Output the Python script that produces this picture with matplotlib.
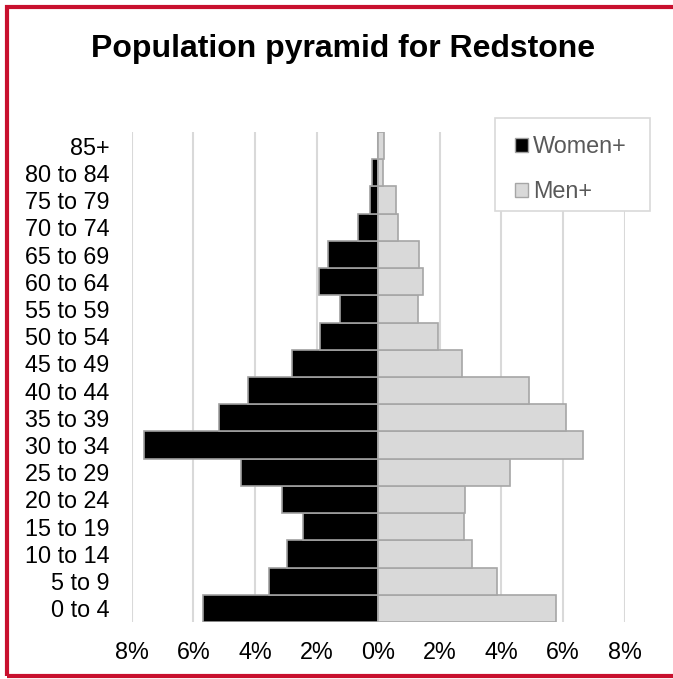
import matplotlib
matplotlib.use("Agg")
import matplotlib.pyplot as plt
from matplotlib.patches import Patch, Rectangle
import numpy as np

plt.rcParams['font.family'] = ['Liberation Sans', 'DejaVu Sans']

age_groups = ["0 to 4", "5 to 9", "10 to 14", "15 to 19", "20 to 24", "25 to 29",
              "30 to 34", "35 to 39", "40 to 44", "45 to 49", "50 to 54", "55 to 59",
              "60 to 64", "65 to 69", "70 to 74", "75 to 79", "80 to 84", "85+"]
women = [5.67, 3.56, 2.95, 2.43, 3.11, 4.45, 7.6, 5.17, 4.23, 2.79, 1.9, 1.24,
         1.91, 1.64, 0.64, 0.27, 0.19, 0.0]
men = [5.76, 3.87, 3.05, 2.77, 2.83, 4.28, 6.65, 6.1, 4.89, 2.73, 1.94, 1.29,
       1.44, 1.34, 0.63, 0.57, 0.14, 0.19]
xticks = [-8, -6, -4, -2, 0, 2, 4, 6, 8]
xticklabels = ["8%", "6%", "4%", "2%", "0%", "2%", "4%", "6%", "8%"]

fig = plt.figure(figsize=(6.73, 6.79), dpi=100)
ax = fig.add_axes([131.7/673, 1-622/679, (624.7-131.7)/673, (622-132)/679])

y = np.arange(len(age_groups))
ax.barh(y, [-w for w in women], height=1.0, color="black", edgecolor="#a0a0a0",
        linewidth=1.2, zorder=3, label="Women+")
ax.barh(y, men, height=1.0, color="#d9d9d9", edgecolor="#a6a6a6",
        linewidth=1.2, zorder=3, label="Men+")

ax.set_xlim(-8, 8)
ax.set_ylim(-0.5, len(age_groups) - 0.5)
ax.set_xticks(xticks)
ax.set_xticklabels(xticklabels)
ax.set_yticks(y)
ax.set_yticklabels(age_groups)
ax.tick_params(axis='both', length=0, labelsize=16.8, colors='black')
ax.tick_params(axis='y', pad=16)
ax.tick_params(axis='x', pad=14)
ax.grid(axis='x', color="#d9d9d9", linewidth=1.5, zorder=0)
for s in ax.spines.values():
    s.set_visible(False)

fig.text(343/673, 1-49/679, "Population pyramid for Redstone", ha='center', va='center',
         fontsize=23, fontweight='bold', color='black')

# legend box
fig.patches.append(Rectangle((495/673, 1-211/679), (650-495)/673, (211-118)/679,
                             transform=fig.transFigure, facecolor='white',
                             edgecolor='#d9d9d9', linewidth=1.2, zorder=4))
handles = [Patch(facecolor='black', edgecolor='#a0a0a0', label='Women+'),
           Patch(facecolor='#d9d9d9', edgecolor='#a6a6a6', label='Men+')]
leg = fig.legend(handles=handles, loc='upper left', bbox_to_anchor=(515/673, 1-135/679),
                 fontsize=16.8, frameon=False,
                 handlelength=0.55, handleheight=0.55, handletextpad=0.22,
                 labelspacing=0.94, borderpad=0, borderaxespad=0, labelcolor='#595959')
leg.set_zorder(5)

fig.patches.append(Rectangle((7/673, 3/679), 1.0, 1-10/679, transform=fig.transFigure,
                             fill=False, edgecolor='#c8102e', linewidth=3, zorder=10))

fig.savefig("out.png", dpi=100)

★ ★ ★ ★ ★

Every line above should be repeated exactly; pictures stay out of the copy.

RESPONSE →
Output the Python script that produces this picture with matplotlib.
import matplotlib
matplotlib.use("Agg")
import matplotlib.pyplot as plt
from matplotlib.patches import Patch, Rectangle
import numpy as np

plt.rcParams['font.family'] = ['Liberation Sans', 'DejaVu Sans']

age_groups = ["0 to 4", "5 to 9", "10 to 14", "15 to 19", "20 to 24", "25 to 29",
              "30 to 34", "35 to 39", "40 to 44", "45 to 49", "50 to 54", "55 to 59",
              "60 to 64", "65 to 69", "70 to 74", "75 to 79", "80 to 84", "85+"]
women = [5.67, 3.56, 2.95, 2.43, 3.11, 4.45, 7.6, 5.17, 4.23, 2.79, 1.9, 1.24,
         1.91, 1.64, 0.64, 0.27, 0.19, 0.0]
men = [5.76, 3.87, 3.05, 2.77, 2.83, 4.28, 6.65, 6.1, 4.89, 2.73, 1.94, 1.29,
       1.44, 1.34, 0.63, 0.57, 0.14, 0.19]
xticks = [-8, -6, -4, -2, 0, 2, 4, 6, 8]
xticklabels = ["8%", "6%", "4%", "2%", "0%", "2%", "4%", "6%", "8%"]

fig = plt.figure(figsize=(6.73, 6.79), dpi=100)
ax = fig.add_axes([131.7/673, 1-622/679, (624.7-131.7)/673, (622-132)/679])

y = np.arange(len(age_groups))
ax.barh(y, [-w for w in women], height=1.0, color="black", edgecolor="#a0a0a0",
        linewidth=1.2, zorder=3, label="Women+")
ax.barh(y, men, height=1.0, color="#d9d9d9", edgecolor="#a6a6a6",
        linewidth=1.2, zorder=3, label="Men+")

ax.set_xlim(-8, 8)
ax.set_ylim(-0.5, len(age_groups) - 0.5)
ax.set_xticks(xticks)
ax.set_xticklabels(xticklabels)
ax.set_yticks(y)
ax.set_yticklabels(age_groups)
ax.tick_params(axis='both', length=0, labelsize=16.8, colors='black')
ax.tick_params(axis='y', pad=16)
ax.tick_params(axis='x', pad=14)
ax.grid(axis='x', color="#d9d9d9", linewidth=1.5, zorder=0)
for s in ax.spines.values():
    s.set_visible(False)

fig.text(343/673, 1-49/679, "Population pyramid for Redstone", ha='center', va='center',
         fontsize=23, fontweight='bold', color='black')

# legend box
fig.patches.append(Rectangle((495/673, 1-211/679), (650-495)/673, (211-118)/679,
                             transform=fig.transFigure, facecolor='white',
                             edgecolor='#d9d9d9', linewidth=1.2, zorder=4))
handles = [Patch(facecolor='black', edgecolor='#a0a0a0', label='Women+'),
           Patch(facecolor='#d9d9d9', edgecolor='#a6a6a6', label='Men+')]
leg = fig.legend(handles=handles, loc='upper left', bbox_to_anchor=(515/673, 1-135/679),
                 fontsize=16.8, frameon=False,
                 handlelength=0.55, handleheight=0.55, handletextpad=0.22,
                 labelspacing=0.94, borderpad=0, borderaxespad=0, labelcolor='#595959')
leg.set_zorder(5)

fig.patches.append(Rectangle((7/673, 3/679), 1.0, 1-10/679, transform=fig.transFigure,
                             fill=False, edgecolor='#c8102e', linewidth=3, zorder=10))

fig.savefig("out.png", dpi=100)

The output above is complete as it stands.